=== Available data ===
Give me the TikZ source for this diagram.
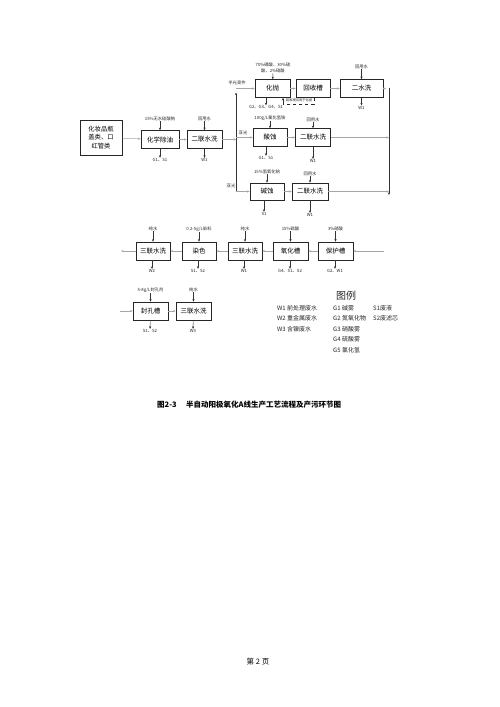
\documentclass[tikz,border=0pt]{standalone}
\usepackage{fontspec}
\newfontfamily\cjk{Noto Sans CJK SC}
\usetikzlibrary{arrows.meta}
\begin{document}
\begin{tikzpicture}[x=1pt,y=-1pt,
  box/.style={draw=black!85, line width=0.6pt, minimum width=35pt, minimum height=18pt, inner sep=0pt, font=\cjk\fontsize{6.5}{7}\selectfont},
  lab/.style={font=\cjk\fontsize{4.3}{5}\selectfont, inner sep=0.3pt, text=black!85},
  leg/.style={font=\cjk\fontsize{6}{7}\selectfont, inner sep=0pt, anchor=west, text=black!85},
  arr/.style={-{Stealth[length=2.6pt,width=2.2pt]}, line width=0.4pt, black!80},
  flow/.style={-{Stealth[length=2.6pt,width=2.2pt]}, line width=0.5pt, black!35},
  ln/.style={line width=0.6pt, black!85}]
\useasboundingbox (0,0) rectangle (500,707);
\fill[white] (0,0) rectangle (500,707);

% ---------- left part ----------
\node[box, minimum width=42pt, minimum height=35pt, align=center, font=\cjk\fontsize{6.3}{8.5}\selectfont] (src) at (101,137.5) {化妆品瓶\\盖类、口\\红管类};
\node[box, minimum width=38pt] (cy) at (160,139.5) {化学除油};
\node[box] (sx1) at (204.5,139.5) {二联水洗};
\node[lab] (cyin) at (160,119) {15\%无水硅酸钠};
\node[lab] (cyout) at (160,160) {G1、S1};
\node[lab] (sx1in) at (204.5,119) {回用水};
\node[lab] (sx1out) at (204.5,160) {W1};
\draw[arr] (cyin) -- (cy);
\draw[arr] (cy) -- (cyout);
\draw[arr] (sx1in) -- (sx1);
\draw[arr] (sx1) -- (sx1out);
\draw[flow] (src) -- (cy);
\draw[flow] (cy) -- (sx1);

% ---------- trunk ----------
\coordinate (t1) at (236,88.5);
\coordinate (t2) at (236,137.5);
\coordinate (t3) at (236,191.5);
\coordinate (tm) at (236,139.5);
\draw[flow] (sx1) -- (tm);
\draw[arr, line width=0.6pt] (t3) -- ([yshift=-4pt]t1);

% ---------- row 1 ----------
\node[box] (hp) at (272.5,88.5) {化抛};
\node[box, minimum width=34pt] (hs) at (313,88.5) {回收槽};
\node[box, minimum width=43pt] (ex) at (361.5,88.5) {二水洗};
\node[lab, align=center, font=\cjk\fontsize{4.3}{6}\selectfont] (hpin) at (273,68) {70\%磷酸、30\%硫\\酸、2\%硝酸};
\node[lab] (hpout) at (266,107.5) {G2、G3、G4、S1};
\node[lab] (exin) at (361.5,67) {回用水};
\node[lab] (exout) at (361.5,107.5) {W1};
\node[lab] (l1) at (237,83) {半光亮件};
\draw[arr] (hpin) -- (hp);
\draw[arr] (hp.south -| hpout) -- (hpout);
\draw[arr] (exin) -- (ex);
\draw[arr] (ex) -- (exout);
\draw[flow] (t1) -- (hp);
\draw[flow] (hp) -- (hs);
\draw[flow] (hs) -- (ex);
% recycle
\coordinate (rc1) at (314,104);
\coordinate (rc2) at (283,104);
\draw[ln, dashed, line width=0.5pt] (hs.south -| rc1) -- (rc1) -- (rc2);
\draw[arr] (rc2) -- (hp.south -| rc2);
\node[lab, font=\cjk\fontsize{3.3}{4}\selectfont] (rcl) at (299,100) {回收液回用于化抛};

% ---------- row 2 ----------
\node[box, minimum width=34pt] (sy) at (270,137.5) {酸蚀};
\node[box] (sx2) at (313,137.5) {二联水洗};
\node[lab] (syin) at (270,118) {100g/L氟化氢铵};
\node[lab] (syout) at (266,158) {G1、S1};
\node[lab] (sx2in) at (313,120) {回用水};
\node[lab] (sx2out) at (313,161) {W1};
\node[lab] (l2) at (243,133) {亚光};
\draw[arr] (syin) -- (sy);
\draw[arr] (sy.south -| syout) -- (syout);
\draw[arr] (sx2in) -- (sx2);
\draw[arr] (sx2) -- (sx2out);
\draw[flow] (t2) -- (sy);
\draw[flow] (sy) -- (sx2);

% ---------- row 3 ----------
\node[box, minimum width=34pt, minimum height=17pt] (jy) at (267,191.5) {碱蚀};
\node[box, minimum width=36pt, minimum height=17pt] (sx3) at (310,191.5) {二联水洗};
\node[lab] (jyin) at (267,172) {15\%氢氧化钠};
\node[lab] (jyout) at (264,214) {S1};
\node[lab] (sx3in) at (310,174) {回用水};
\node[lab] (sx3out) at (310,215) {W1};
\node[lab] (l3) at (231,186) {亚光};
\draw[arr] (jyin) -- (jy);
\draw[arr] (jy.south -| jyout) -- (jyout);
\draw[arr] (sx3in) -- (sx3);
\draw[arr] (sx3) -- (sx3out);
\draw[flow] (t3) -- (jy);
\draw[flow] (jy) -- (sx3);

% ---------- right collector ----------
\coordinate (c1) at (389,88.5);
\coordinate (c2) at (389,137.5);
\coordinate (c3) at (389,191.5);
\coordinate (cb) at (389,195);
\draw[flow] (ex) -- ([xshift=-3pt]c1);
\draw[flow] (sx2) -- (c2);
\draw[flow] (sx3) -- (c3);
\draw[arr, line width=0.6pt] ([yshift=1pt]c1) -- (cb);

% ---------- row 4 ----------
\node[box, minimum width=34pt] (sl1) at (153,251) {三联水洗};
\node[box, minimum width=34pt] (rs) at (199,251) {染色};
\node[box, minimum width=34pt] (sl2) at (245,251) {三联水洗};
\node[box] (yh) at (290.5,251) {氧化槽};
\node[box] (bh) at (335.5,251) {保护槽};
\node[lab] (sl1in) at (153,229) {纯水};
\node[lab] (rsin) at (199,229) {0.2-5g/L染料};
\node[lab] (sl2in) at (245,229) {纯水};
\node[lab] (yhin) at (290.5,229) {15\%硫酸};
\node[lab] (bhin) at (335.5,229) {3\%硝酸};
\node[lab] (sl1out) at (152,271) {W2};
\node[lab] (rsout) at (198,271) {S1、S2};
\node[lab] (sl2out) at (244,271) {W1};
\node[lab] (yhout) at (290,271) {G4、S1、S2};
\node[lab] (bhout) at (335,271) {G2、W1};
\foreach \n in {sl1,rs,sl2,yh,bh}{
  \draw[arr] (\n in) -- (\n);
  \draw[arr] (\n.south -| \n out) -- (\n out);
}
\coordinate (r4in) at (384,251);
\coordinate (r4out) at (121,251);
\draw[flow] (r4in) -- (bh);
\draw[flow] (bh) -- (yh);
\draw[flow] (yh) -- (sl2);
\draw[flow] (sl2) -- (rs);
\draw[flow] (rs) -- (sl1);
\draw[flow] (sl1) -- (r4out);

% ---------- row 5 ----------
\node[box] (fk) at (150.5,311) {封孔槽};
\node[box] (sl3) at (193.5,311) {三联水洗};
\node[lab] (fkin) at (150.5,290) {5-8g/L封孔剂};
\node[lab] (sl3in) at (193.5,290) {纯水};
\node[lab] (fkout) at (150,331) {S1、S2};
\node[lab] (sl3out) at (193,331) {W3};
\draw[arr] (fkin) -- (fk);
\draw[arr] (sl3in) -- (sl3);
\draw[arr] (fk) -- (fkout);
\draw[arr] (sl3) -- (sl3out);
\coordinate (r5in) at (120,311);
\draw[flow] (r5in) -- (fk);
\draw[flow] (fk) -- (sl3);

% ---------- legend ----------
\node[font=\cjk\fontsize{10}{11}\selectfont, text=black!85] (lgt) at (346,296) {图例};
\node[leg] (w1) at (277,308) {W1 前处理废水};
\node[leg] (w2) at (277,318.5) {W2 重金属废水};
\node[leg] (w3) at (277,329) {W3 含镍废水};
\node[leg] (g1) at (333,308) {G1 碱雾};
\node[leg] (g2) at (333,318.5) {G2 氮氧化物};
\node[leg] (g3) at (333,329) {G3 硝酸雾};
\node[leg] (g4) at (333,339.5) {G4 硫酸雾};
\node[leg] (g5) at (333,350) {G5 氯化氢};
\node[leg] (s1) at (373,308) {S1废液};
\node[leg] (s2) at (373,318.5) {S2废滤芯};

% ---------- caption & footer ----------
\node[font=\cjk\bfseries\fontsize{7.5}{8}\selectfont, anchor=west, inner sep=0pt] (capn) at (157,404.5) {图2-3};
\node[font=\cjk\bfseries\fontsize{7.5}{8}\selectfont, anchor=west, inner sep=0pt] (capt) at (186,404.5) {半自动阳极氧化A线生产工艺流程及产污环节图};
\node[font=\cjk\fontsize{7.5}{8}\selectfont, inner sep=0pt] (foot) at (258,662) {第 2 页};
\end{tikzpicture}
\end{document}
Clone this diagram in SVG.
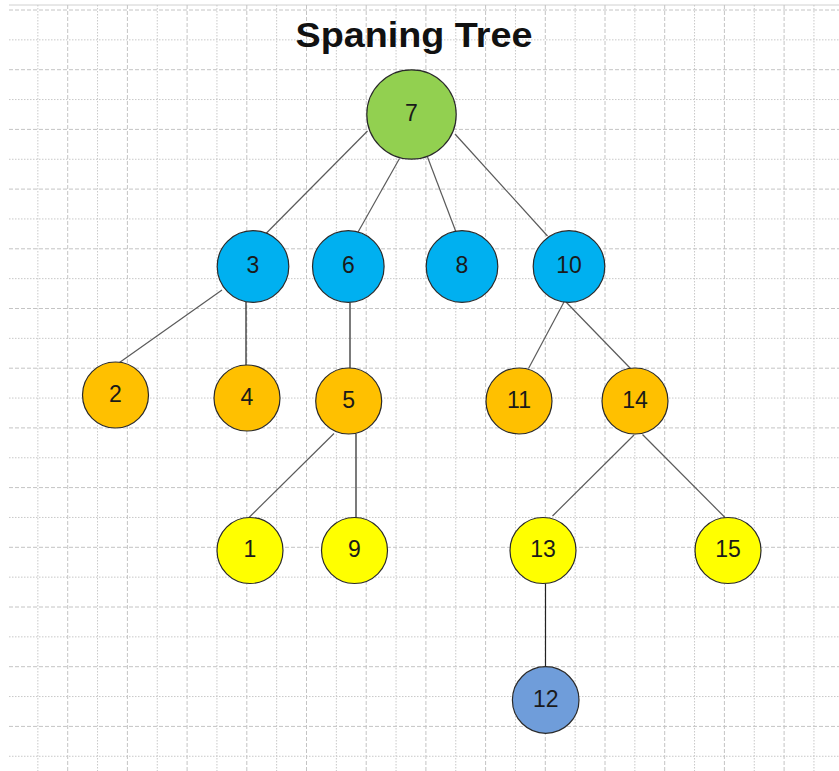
===
Task directions: Leave out every line without the string "this" and copy the rest.

Answer below:
Give me the TikZ source for this diagram.
Clone this diagram in SVG.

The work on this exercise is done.